/---

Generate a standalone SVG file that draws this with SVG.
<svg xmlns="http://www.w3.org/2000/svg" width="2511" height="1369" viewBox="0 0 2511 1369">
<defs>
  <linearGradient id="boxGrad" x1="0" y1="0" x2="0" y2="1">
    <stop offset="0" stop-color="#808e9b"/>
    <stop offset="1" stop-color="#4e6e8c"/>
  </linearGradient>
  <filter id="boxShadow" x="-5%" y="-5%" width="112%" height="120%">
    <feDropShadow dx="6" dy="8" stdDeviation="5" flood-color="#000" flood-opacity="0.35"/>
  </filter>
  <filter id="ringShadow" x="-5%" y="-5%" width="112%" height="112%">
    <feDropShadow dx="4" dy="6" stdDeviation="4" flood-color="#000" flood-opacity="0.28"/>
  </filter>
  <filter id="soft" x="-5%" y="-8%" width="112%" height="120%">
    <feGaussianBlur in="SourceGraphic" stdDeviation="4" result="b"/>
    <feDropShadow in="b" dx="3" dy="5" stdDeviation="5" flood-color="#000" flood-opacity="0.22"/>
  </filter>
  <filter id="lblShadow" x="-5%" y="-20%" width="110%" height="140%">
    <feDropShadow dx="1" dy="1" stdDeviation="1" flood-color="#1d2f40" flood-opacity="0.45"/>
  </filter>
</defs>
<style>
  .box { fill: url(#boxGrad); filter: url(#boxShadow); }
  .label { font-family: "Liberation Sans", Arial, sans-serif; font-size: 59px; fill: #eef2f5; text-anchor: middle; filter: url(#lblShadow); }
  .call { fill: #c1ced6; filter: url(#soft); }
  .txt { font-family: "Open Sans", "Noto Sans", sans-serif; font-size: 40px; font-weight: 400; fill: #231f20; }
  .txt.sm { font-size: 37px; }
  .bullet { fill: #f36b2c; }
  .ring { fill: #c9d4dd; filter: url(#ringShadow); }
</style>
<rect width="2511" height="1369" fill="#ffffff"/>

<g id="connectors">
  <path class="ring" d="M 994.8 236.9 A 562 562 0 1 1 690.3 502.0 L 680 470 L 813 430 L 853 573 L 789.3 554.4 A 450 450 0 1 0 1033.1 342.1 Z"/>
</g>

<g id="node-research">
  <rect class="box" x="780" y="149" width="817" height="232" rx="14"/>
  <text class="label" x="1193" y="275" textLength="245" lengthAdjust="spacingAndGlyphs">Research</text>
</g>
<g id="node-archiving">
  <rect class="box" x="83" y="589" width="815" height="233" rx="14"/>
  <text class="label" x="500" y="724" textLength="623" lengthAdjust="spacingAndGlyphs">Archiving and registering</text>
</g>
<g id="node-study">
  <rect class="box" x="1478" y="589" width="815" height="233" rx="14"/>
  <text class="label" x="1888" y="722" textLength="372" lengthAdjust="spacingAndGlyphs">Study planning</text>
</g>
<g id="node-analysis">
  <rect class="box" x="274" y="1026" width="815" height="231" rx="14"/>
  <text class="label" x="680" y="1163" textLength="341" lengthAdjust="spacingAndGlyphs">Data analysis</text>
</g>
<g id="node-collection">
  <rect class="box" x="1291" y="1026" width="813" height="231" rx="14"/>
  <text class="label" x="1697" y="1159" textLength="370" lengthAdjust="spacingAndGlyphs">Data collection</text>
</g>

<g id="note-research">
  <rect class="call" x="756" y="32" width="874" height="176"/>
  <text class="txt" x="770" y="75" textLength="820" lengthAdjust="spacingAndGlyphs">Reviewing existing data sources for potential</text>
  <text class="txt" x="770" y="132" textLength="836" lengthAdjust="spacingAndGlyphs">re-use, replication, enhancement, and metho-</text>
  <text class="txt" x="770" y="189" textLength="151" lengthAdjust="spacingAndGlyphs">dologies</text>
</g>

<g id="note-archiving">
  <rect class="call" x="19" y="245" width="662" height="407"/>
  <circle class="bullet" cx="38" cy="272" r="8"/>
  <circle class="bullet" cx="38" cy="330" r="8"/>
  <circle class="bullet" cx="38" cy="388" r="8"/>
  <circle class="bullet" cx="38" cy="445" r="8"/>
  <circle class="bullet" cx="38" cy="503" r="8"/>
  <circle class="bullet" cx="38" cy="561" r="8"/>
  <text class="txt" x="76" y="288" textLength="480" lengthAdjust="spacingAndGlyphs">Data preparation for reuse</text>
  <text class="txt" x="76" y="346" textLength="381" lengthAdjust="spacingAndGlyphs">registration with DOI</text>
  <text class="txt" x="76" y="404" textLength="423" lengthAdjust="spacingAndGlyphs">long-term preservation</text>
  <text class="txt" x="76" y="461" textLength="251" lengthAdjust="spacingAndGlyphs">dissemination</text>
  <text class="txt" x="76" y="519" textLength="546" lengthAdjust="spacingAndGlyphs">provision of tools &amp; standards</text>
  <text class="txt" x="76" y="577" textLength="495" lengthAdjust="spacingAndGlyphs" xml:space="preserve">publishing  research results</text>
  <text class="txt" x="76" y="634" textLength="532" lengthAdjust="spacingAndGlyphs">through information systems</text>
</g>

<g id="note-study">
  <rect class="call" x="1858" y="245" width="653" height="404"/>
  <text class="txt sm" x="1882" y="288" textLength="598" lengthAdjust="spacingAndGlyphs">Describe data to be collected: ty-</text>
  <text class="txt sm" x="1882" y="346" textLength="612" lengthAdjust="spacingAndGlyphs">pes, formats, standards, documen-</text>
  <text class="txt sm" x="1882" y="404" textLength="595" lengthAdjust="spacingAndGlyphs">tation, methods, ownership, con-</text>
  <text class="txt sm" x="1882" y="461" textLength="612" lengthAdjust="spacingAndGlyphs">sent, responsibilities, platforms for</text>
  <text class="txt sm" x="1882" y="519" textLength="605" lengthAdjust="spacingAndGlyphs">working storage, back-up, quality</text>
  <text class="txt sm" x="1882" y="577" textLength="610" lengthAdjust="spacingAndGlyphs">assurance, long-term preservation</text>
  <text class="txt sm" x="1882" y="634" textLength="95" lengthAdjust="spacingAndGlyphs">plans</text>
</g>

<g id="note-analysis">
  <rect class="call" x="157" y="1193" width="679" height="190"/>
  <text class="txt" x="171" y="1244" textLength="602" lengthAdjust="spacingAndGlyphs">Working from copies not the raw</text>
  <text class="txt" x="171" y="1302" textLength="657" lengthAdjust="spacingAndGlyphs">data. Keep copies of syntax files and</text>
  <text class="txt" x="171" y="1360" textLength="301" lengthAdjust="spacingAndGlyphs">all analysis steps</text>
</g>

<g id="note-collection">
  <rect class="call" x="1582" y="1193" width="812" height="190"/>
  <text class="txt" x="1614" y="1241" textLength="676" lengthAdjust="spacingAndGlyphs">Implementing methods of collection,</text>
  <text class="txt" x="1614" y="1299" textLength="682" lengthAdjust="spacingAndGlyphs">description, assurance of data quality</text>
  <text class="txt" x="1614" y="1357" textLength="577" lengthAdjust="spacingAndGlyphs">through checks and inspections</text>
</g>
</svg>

\---

Take every line from the data above that holds "with" and copy it out.

_Solution for this task_.
Generate a standalone SVG file that draws this with SVG.
  <text class="txt" x="76" y="346" textLength="381" lengthAdjust="spacingAndGlyphs">registration with DOI</text>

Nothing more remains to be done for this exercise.